One of the (many) things I love about London is the contrast you encounter on a daily basis and I was reminded of this wandering down Hopton Street in SE1 on the weekend. Hopton St is a really small street that runs from the Tate Modern to Southwark Street - not somewhere you would normally walk unless, like me, you were diverted from the Thames Path (they were doing work on Blackfriars Bridge I think). I love finding new streets and Hopton St took my fancy for some reason - I think it was mainly because of the weird mix of utilitarian modern architecture, imposing Victorian warehouses and this little house which I just loved. Not sure how old this is and if it is now part of the Purdy Hicks Gallery in the warehouse next door, but the way it was dwarfed by the buildings around it made me imagine it was the last remaining cottage in the street, holding out against development. A bit like the old guy's house in the new Pixar movie "Up". Maybe it was the manager's house for the warehouse, but it kinda looks older. I hesitate to even go there because my architectural knowledge is super sketchy, but it looks a little bit "Queen Anne" in style to me? I can just hear the howls of protest from those who know better but thought I'd put that one out there.

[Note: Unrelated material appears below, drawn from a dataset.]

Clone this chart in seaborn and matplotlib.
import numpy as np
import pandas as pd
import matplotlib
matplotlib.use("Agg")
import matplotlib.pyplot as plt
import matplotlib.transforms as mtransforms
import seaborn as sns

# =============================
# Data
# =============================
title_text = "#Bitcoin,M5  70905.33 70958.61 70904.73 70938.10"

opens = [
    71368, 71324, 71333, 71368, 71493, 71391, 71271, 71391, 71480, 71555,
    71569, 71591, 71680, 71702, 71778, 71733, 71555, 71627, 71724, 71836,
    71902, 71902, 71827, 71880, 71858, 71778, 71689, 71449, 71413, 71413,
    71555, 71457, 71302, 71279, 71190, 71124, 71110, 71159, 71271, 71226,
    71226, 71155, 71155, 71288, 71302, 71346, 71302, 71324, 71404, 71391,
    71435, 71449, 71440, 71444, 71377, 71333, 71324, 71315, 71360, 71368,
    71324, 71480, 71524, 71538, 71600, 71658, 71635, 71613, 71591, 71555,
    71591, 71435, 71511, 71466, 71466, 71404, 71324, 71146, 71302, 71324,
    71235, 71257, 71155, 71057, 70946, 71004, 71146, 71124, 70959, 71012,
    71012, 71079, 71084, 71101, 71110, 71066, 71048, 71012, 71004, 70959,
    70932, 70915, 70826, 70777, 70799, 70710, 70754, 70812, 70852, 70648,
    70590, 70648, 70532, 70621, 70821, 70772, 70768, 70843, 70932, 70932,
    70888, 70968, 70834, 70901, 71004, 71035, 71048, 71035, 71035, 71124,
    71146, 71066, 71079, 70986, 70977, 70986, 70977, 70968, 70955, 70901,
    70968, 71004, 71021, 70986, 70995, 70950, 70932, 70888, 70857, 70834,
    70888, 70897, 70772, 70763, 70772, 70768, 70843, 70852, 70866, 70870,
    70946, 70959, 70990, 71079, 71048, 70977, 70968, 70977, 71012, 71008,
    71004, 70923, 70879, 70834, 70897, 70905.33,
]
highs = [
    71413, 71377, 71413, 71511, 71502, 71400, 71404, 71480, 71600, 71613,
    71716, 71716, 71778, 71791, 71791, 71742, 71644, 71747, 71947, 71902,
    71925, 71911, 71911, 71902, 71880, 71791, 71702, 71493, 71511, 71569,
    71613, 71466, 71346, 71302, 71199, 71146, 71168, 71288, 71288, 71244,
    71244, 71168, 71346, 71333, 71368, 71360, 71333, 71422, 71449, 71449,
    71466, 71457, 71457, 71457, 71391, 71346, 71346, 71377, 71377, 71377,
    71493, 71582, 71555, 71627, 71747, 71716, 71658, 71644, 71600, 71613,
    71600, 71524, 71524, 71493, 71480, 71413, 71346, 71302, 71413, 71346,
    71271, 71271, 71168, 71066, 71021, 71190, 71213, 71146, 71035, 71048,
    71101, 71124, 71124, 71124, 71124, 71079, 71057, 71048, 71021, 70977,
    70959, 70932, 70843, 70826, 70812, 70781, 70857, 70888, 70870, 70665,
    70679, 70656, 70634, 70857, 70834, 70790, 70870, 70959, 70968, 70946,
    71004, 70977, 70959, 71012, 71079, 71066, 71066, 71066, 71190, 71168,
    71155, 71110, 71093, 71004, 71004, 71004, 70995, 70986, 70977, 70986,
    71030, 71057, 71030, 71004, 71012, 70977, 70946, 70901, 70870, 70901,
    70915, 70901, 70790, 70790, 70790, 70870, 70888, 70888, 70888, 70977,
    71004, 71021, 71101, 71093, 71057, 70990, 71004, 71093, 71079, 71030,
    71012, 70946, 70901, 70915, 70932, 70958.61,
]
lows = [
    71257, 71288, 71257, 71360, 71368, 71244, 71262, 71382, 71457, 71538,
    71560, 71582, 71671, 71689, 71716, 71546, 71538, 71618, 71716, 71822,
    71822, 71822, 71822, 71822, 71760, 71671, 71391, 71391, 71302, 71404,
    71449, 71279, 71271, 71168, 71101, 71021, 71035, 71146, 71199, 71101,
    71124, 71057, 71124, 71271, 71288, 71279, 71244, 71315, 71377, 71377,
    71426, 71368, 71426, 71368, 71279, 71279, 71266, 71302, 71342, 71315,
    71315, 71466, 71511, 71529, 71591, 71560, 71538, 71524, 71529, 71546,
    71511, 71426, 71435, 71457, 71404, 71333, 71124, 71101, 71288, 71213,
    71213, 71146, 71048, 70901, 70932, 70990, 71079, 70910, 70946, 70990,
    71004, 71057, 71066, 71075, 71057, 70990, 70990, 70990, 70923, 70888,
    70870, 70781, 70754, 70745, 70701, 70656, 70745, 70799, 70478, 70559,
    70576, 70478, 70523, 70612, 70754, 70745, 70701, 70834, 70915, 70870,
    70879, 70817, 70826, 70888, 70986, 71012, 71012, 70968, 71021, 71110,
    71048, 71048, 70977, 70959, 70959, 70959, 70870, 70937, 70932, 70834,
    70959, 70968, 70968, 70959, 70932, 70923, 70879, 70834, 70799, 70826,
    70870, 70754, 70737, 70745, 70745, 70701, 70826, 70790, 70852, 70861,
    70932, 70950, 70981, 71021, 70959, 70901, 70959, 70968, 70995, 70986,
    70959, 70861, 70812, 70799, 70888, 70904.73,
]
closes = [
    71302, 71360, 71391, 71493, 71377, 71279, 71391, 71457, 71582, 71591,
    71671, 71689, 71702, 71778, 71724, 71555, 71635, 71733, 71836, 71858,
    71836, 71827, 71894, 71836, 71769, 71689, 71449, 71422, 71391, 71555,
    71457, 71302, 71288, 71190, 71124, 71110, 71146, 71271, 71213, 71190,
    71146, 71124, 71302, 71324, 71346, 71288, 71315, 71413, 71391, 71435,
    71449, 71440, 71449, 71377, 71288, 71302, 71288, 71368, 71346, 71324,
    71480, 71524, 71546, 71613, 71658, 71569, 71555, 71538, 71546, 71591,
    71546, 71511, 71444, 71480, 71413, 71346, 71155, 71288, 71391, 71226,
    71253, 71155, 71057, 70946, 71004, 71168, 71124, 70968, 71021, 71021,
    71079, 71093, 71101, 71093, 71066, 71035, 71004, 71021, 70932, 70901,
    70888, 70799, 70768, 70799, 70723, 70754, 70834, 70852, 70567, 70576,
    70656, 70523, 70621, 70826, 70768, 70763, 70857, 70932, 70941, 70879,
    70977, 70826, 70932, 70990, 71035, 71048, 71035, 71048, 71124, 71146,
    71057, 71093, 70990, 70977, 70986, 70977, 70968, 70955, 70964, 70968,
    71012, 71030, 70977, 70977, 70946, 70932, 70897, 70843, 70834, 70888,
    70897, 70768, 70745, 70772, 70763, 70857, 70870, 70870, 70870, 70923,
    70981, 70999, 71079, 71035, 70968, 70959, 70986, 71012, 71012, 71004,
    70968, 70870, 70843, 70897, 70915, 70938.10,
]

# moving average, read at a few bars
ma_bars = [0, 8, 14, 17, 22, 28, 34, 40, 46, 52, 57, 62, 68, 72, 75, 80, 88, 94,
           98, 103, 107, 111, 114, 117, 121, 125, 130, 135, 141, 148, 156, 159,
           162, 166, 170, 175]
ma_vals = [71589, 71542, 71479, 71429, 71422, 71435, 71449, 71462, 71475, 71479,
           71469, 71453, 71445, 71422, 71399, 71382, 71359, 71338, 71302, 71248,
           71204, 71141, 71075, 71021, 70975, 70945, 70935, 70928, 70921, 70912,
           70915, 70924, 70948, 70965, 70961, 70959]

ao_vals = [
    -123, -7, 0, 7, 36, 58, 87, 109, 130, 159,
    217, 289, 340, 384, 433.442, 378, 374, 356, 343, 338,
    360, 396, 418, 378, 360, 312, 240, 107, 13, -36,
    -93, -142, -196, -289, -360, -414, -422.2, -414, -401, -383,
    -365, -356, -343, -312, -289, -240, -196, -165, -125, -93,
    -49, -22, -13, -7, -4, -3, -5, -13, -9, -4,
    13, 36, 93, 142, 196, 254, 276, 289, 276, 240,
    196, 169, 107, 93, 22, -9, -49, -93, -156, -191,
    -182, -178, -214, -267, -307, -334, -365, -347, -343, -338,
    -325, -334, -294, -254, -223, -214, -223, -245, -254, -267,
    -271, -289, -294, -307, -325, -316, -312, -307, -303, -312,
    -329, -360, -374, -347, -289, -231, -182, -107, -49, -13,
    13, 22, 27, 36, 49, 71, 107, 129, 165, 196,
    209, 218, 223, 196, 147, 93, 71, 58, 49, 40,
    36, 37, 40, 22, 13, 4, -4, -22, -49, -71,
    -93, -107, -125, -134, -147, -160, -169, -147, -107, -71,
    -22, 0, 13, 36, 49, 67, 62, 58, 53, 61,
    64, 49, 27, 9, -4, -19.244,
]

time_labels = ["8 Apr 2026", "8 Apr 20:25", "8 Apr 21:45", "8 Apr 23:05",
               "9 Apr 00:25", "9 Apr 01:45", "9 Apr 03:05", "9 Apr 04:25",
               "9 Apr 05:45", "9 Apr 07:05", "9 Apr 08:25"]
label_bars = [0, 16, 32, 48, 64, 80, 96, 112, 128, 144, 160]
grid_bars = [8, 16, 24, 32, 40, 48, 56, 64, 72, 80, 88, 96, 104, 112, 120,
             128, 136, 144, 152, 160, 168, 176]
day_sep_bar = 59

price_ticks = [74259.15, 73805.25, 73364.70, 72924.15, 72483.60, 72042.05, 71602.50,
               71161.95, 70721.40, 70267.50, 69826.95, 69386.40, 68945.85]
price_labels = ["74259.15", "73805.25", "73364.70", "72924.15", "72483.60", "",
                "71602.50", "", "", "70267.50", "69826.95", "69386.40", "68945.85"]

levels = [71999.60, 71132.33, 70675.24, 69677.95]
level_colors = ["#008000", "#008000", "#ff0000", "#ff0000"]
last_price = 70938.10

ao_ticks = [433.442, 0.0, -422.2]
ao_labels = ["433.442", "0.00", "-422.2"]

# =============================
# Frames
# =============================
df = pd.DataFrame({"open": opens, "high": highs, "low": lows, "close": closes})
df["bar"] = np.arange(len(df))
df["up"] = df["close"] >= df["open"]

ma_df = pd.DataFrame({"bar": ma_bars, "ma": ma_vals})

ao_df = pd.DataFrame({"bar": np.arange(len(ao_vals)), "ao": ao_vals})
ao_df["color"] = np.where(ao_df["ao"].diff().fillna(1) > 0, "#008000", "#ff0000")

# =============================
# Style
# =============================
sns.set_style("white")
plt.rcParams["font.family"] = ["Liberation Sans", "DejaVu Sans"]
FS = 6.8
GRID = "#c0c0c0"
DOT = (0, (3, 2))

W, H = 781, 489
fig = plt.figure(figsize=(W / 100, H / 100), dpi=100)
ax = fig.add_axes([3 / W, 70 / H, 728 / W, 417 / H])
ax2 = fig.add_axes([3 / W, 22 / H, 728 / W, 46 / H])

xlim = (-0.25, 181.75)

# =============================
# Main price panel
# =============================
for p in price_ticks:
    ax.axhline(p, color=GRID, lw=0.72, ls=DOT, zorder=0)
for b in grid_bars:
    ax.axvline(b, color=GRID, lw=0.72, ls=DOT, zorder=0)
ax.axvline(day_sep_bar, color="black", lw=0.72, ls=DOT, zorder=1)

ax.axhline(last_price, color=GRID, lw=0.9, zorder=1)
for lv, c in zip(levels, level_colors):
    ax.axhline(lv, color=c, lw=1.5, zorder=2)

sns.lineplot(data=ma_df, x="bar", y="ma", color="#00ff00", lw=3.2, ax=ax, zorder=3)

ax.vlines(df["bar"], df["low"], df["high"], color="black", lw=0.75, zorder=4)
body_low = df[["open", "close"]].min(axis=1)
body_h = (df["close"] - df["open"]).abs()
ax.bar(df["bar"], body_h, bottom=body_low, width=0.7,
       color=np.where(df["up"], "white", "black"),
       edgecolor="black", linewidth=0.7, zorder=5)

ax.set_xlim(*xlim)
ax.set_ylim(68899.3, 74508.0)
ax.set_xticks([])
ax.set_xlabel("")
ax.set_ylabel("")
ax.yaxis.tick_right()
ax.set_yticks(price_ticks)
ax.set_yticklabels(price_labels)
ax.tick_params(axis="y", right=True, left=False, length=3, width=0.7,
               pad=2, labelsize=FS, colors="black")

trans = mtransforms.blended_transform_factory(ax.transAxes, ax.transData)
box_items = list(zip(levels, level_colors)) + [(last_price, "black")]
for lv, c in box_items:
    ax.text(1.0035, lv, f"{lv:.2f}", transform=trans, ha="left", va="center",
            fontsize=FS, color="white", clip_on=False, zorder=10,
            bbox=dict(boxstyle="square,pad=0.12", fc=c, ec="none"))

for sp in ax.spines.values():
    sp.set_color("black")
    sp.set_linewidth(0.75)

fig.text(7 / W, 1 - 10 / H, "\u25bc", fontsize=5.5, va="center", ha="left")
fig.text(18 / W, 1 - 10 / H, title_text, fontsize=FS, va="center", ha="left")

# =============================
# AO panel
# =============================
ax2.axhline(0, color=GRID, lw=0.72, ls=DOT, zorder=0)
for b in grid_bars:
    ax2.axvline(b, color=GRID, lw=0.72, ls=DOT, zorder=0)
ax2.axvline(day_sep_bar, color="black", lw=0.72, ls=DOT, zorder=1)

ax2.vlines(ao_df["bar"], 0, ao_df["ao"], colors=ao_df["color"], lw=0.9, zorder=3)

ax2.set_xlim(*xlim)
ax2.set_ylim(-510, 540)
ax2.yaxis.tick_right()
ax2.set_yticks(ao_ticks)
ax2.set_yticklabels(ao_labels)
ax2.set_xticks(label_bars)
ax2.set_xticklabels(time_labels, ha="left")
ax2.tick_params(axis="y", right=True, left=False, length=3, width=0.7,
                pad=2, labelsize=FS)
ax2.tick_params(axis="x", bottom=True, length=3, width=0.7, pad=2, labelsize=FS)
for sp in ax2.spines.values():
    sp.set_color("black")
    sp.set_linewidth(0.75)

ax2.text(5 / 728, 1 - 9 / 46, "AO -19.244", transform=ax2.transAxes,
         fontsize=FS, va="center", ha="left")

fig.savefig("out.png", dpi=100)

Anyway, whatever - next time you're at the Tate Modern, take a stroll down Hopton Street and let me know what you think.
Tuesday, 10 November 2009
I am always delighted to report on a new venue for great coffee in central London and of course that means a new "pin" on my Central London Coffee Survival Guide. These guys have only been going for around 3 months - I had heard about them but only visited them in Great Titchfield St in Fitzrovia (another one of my favourite London areas) today. I liked the look of the place from the outside and inside was cool too - lots of wood, some yummy looking food on display and a kick-arse espresso machine manned by a super-friendly Aussie lass who I chatted to about milk steaming technique. The coffee looked and tasted good - not sure where they source their beans, but the flavour was really good and it was nice for me to mix it up a bit as I tend to buy 90% of my coffees from Milk Bar (not that that's a bad thing!) The food looked great - if I wasn't trying to cut down on pastries, sugar-laden food and bad stuff in general (the last few weeks have been a bit of a binge - sigh) I would have sampled some of the tasty looking treats. They also had some great looking salads - anything with pumpkin, walnut and goats cheese is fine with me - I am definitely going back there for lunch. So check it out - this place is cool.